3.   Home network standards. The enterprise should set minimum standards for home networking that users wish to have touch corporate information or data.  As said, a key vulnerability is Wi-Fi.

According to the FCC and others, users should:

  • Turn Encryption On. WPA2 is an effective standard; WEP is not.
  • Turn the Firewall On
  • Change default passwords and admin names (“Admin” and “Password” are quite common).
  • Change the default name of the network (SSID) as the name can provide an adversary with a lot of information about the hardware.
  • Turn network name broadcasting off; there is no need for anyone to “see” your network.
  • Use the MAC Address Filter to include only your devices.
  • I would add to this list:
    • Update hardware regularly; routers are not overly expensive and vulnerabilities are shared quickly. Unfortunately, this isn’t a great solution: routers are known to even be shipped with vulnerabilities.  Indeed, The Wall Street Journal commissioned a security researcher to test 20 popular Internet routers purchased new in the second half of 2015.  Ten arrived with known, documented security weaknesses.
    • Updating router firmware and software regularly. This can be difficult to do: the same Wall Street Journal study that ten had difficult update functions, including manufacturer websites providing incorrect information.
    • Changing passwords regularly and maintaining good password hygiene.
    • Make sure settings regarding sharing are properly set.
    • Ensure that all malware protection is fully up-to-date and in use.
    • Understand what IoT connected devices are in use and how they are using the network. IoT devices can have very poor security profiles; see my piece on this here.

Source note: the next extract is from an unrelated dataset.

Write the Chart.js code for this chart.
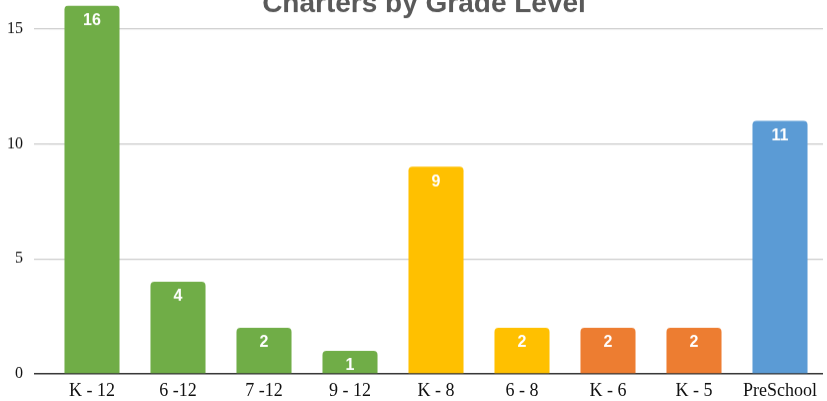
<!DOCTYPE html>
<html>
<head>
<meta charset="utf-8">
<script src="https://cdn.jsdelivr.net/npm/chart.js@4/dist/chart.umd.min.js"></script>
<style>
  html, body { margin: 0; padding: 0; background: #fff; }
  #frame { width: 827px; height: 401px; position: relative; overflow: hidden; }
  /* the reference is cropped: plot sits slightly off the top/left edge */
  #wrap { position: absolute; left: -11px; top: -15px; width: 838px; height: 423.5px; }
</style>
</head>
<body>
<div id="frame"><div id="wrap"><canvas id="chart"></canvas></div></div>
<script>
// Chart data
var title = "Charters by Grade Level";
var grades = ["K - 12", "6 -12", "7 -12", "9 - 12", "K - 8", "6 - 8", "K - 6", "K - 5", "PreSchool"];
var charters = [16, 4, 2, 1, 9, 2, 2, 2, 11];
var barColors = ["#70ad47", "#70ad47", "#70ad47", "#70ad47", "#ffc000", "#ffc000", "#ed7d31", "#ed7d31", "#5b9bd5"];
var yTicks = [0, 5, 10, 15];

var serif = "'Liberation Serif', 'Times New Roman', serif";

//--------------------------------------------------------------------
// * white value on top of each bar
//--------------------------------------------------------------------
var barValues = {
    id: 'barValues',
    afterDatasetsDraw: function(chart) {
        var ctx = chart.ctx;
        var meta = chart.getDatasetMeta(0);
        ctx.save();
        ctx.fillStyle = '#ffffff';
        ctx.font = "bold 16px 'Liberation Sans', Arial, sans-serif";
        ctx.textAlign = 'center';
        ctx.textBaseline = 'middle';
        meta.data.forEach(function(bar, i) {
            ctx.fillText(chart.data.datasets[0].data[i], bar.x, bar.y + 15);
        });
        ctx.restore();
    }
};

//--------------------------------------------------------------------
// * title sits partly off the top edge, over the plot
//--------------------------------------------------------------------
var chartTitle = {
    id: 'chartTitle',
    afterDraw: function(chart) {
        var ctx = chart.ctx;
        ctx.save();
        ctx.fillStyle = '#595959';
        ctx.font = "bold 28px 'Liberation Sans', Arial, sans-serif";
        ctx.textAlign = 'center';
        ctx.textBaseline = 'alphabetic';
        ctx.fillText(title, chart.width / 2 + 16, 26.5);
        ctx.restore();
    }
};

var ctx = document.getElementById('chart').getContext('2d');
var chart = new Chart(ctx, {
    type: 'bar',
    data: {
        labels: grades,
        datasets: [{
            data: charters,
            backgroundColor: barColors,
            borderRadius: 4,
            borderSkipped: 'start',
            barPercentage: 0.64,
            categoryPercentage: 1
        }]
    },
    options: {
        responsive: true,
        maintainAspectRatio: false,
        animation: false,
        layout: { padding: { top: 4, left: 7, right: 4, bottom: 0 } },
        plugins: {
            legend: { display: false },
            title: { display: false },
            tooltip: { enabled: false }
        },
        scales: {
            x: {
                grid: { display: false, drawTicks: false },
                border: { display: false },
                ticks: {
                    color: '#111',
                    padding: 7,
                    font: { family: serif, size: 18 }
                }
            },
            y: {
                min: 0,
                max: 16,
                afterBuildTicks: function(axis) {
                    axis.ticks = yTicks.map(function(v) { return { value: v }; });
                },
                border: { display: false },
                grid: {
                    drawTicks: true,
                    tickLength: 15,
                    color: function(c) { return c.tick && c.tick.value === 0 ? '#333333' : '#cccccc'; },
                    lineWidth: function(c) { return c.tick && c.tick.value === 0 ? 1.5 : 1.2; }
                },
                ticks: {
                    color: '#111',
                    padding: 11,
                    font: { family: serif, size: 16 }
                }
            }
        }
    },
    plugins: [barValues, chartTitle]
});
</script>
</body>
</html>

See also Kaperky’s Protecting Wireless Networks.

In all, it may be wiser just to provide those with a need to access corporate networks with an encrypted company laptop and a wireless broadband card — and requiring that these be the only way to access corporate networks or data.

4.   Stay safe on the road. Employees  must know how to use remote access; all public Wi-Fi use should be prohibited.  For more, see here

5.    Don’t have access chosen for you. Ensure that the decision to allow specific pools of data to be accessed remotely is a clear corporate choice – and is permitted in accordance with appropriate policy and procedure to allow it.

6.   Back all of this with good policies and training.  Knowing what is expected — and understanding the signs of attack and/or a social engineering effort will be core to protecting enterprise data even at an employee’s home.

 

*- Some may suggest there could be income tax issues.  Depending on the extent of the intervention, it may  be deemed a taxable fringe unless part of a bona fide security plan.  Although typically applied to transportation, I will post on the taxation of a bona fide cybersecurity plan in the near future.